===== Information supplied =====

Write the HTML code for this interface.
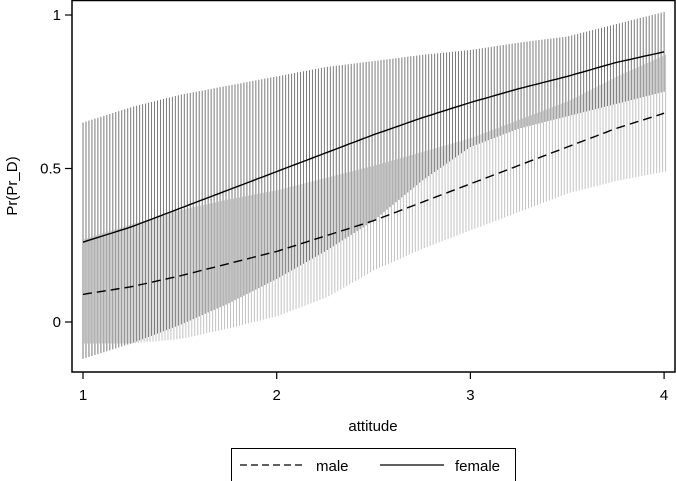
<!DOCTYPE html>
<html><head><meta charset="utf-8"><style>body{margin:0;background:#fff}svg{display:block;font-family:"Liberation Sans",sans-serif}</style></head>
<body>
<svg id="c" width="676" height="481">
<rect x="72" y="0.5" width="603" height="371.5" fill="none" stroke="#000" stroke-width="1.5"/>
<g id="marks"></g>
<g id="axes"></g>
<text x="373" y="431" text-anchor="middle" font-size="15">attitude</text>
<text transform="translate(17,186) rotate(-90)" text-anchor="middle" font-size="15">Pr(Pr_D)</text>
<g>
<rect x="231.5" y="448.5" width="284" height="33" fill="#fff" stroke="#000"/>
<line x1="240" y1="465" x2="306" y2="465" stroke="#000" stroke-width="1.3" stroke-dasharray="7,4"/>
<text x="316" y="471" font-size="15">male</text>
<line x1="380" y1="465" x2="444" y2="465" stroke="#000" stroke-width="1.3"/>
<text x="455" y="471" font-size="15">female</text>
</g>
</svg>
<script>
const xs=[1,1.25,1.5,1.75,2,2.25,2.5,2.75,3,3.25,3.5,3.75,4];
const femaleMean=[.26,.31,.37,.43,.49,.55,.61,.665,.715,.76,.80,.845,.88];
const femaleUp=[.65,.70,.74,.77,.80,.83,.85,.87,.886,.91,.93,.97,1.01];
const femaleLo=[-.12,-.07,-.01,.06,.14,.23,.33,.46,.57,.63,.67,.71,.75];
const maleMean=[.09,.115,.15,.19,.23,.28,.33,.39,.45,.51,.57,.63,.68];
const maleUp=[.27,.32,.365,.40,.43,.47,.51,.555,.60,.66,.72,.80,.87];
const maleLo=[-.07,-.07,-.055,-.02,.02,.08,.17,.24,.30,.36,.42,.46,.49];
const xTicks=[1,2,3,4];
const yTicks=[0,0.5,1];
const yTickLabels=["0","0.5","1"];
const NS="http://www.w3.org/2000/svg";
const X=v=>83+(v-1)*193.7;
const Y=v=>322-v*307;
function interp(arr,v){const s=(v-xs[0])/(xs[1]-xs[0]);let i=Math.min(Math.floor(s),xs.length-2);const t=s-i;return arr[i]*(1-t)+arr[i+1]*t;}
function mk(tag,at,parent){const e=document.createElementNS(NS,tag);for(const k in at)e.setAttribute(k,at[k]);parent.appendChild(e);return e;}
const marks=document.getElementById('marks'),axes=document.getElementById('axes');
const N=195;
const gm=mk('g',{},marks);


const gf=mk('g',{},marks);


for(let k=0;k<=N;k++){const v=1+3*k/N;const px=X(v);
 const l=mk('line',{x1:px+1.5,x2:px+1.5,y1:Y(interp(maleUp,v)),y2:Y(interp(maleLo,v)),stroke:'#c2c2c2','stroke-width':1},gm);
 
 
 const f=mk('line',{x1:px,x2:px,y1:Y(interp(femaleUp,v)),y2:Y(interp(femaleLo,v)),stroke:'#7a7a7a','stroke-width':1},gf);
 
 
}
function path(arr){let d='';for(let k=0;k<=120;k++){const v=1+3*k/120;d+=(k?'L':'M')+X(v).toFixed(1)+','+Y(interp(arr,v)).toFixed(1);}return d;}
const pm=mk('path',{d:path(maleMean),fill:'none',stroke:'#000','stroke-width':1.4,'stroke-dasharray':'9,5'},marks);


const pf=mk('path',{d:path(femaleMean),fill:'none',stroke:'#000','stroke-width':1.4},marks);


xTicks.forEach(t=>{const l=mk('line',{x1:X(t),x2:X(t),y1:372,y2:379,stroke:'#000','stroke-width':1.2},axes);
 
 
 const tx=mk('text',{x:X(t),y:400,'text-anchor':'middle','font-size':15},axes);tx.textContent=t;
 
 });
yTicks.forEach((t,i)=>{const l=mk('line',{x1:65,x2:72,y1:Y(t),y2:Y(t),stroke:'#000','stroke-width':1.2},axes);
 
 
 const tx=mk('text',{x:61,y:Y(t)+5,'text-anchor':'end','font-size':15},axes);tx.textContent=yTickLabels[i];
 
 });
</script>
</body></html>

=====

● What the task requires: Leave out the pictures and transcribe everything else exactly.

● Exercise result:
Write the HTML code for this interface.
<!DOCTYPE html>
<html><head><meta charset="utf-8"><style>body{margin:0;background:#fff}svg{display:block;font-family:"Liberation Sans",sans-serif}</style></head>
<body>
<svg id="c" width="676" height="481">
<rect x="72" y="0.5" width="603" height="371.5" fill="none" stroke="#000" stroke-width="1.5"/>
<g id="marks"></g>
<g id="axes"></g>
<text x="373" y="431" text-anchor="middle" font-size="15">attitude</text>
<text transform="translate(17,186) rotate(-90)" text-anchor="middle" font-size="15">Pr(Pr_D)</text>
<g>
<rect x="231.5" y="448.5" width="284" height="33" fill="#fff" stroke="#000"/>
<line x1="240" y1="465" x2="306" y2="465" stroke="#000" stroke-width="1.3" stroke-dasharray="7,4"/>
<text x="316" y="471" font-size="15">male</text>
<line x1="380" y1="465" x2="444" y2="465" stroke="#000" stroke-width="1.3"/>
<text x="455" y="471" font-size="15">female</text>
</g>
</svg>
<script>
const xs=[1,1.25,1.5,1.75,2,2.25,2.5,2.75,3,3.25,3.5,3.75,4];
const femaleMean=[.26,.31,.37,.43,.49,.55,.61,.665,.715,.76,.80,.845,.88];
const femaleUp=[.65,.70,.74,.77,.80,.83,.85,.87,.886,.91,.93,.97,1.01];
const femaleLo=[-.12,-.07,-.01,.06,.14,.23,.33,.46,.57,.63,.67,.71,.75];
const maleMean=[.09,.115,.15,.19,.23,.28,.33,.39,.45,.51,.57,.63,.68];
const maleUp=[.27,.32,.365,.40,.43,.47,.51,.555,.60,.66,.72,.80,.87];
const maleLo=[-.07,-.07,-.055,-.02,.02,.08,.17,.24,.30,.36,.42,.46,.49];
const xTicks=[1,2,3,4];
const yTicks=[0,0.5,1];
const yTickLabels=["0","0.5","1"];
const NS="http://www.w3.org/2000/svg";
const X=v=>83+(v-1)*193.7;
const Y=v=>322-v*307;
function interp(arr,v){const s=(v-xs[0])/(xs[1]-xs[0]);let i=Math.min(Math.floor(s),xs.length-2);const t=s-i;return arr[i]*(1-t)+arr[i+1]*t;}
function mk(tag,at,parent){const e=document.createElementNS(NS,tag);for(const k in at)e.setAttribute(k,at[k]);parent.appendChild(e);return e;}
const marks=document.getElementById('marks'),axes=document.getElementById('axes');
const N=195;
const gm=mk('g',{},marks);


const gf=mk('g',{},marks);


for(let k=0;k<=N;k++){const v=1+3*k/N;const px=X(v);
 const l=mk('line',{x1:px+1.5,x2:px+1.5,y1:Y(interp(maleUp,v)),y2:Y(interp(maleLo,v)),stroke:'#c2c2c2','stroke-width':1},gm);
 
 
 const f=mk('line',{x1:px,x2:px,y1:Y(interp(femaleUp,v)),y2:Y(interp(femaleLo,v)),stroke:'#7a7a7a','stroke-width':1},gf);
 
 
}
function path(arr){let d='';for(let k=0;k<=120;k++){const v=1+3*k/120;d+=(k?'L':'M')+X(v).toFixed(1)+','+Y(interp(arr,v)).toFixed(1);}return d;}
const pm=mk('path',{d:path(maleMean),fill:'none',stroke:'#000','stroke-width':1.4,'stroke-dasharray':'9,5'},marks);


const pf=mk('path',{d:path(femaleMean),fill:'none',stroke:'#000','stroke-width':1.4},marks);


xTicks.forEach(t=>{const l=mk('line',{x1:X(t),x2:X(t),y1:372,y2:379,stroke:'#000','stroke-width':1.2},axes);
 
 
 const tx=mk('text',{x:X(t),y:400,'text-anchor':'middle','font-size':15},axes);tx.textContent=t;
 
 });
yTicks.forEach((t,i)=>{const l=mk('line',{x1:65,x2:72,y1:Y(t),y2:Y(t),stroke:'#000','stroke-width':1.2},axes);
 
 
 const tx=mk('text',{x:61,y:Y(t)+5,'text-anchor':'end','font-size':15},axes);tx.textContent=yTickLabels[i];
 
 });
</script>
</body></html>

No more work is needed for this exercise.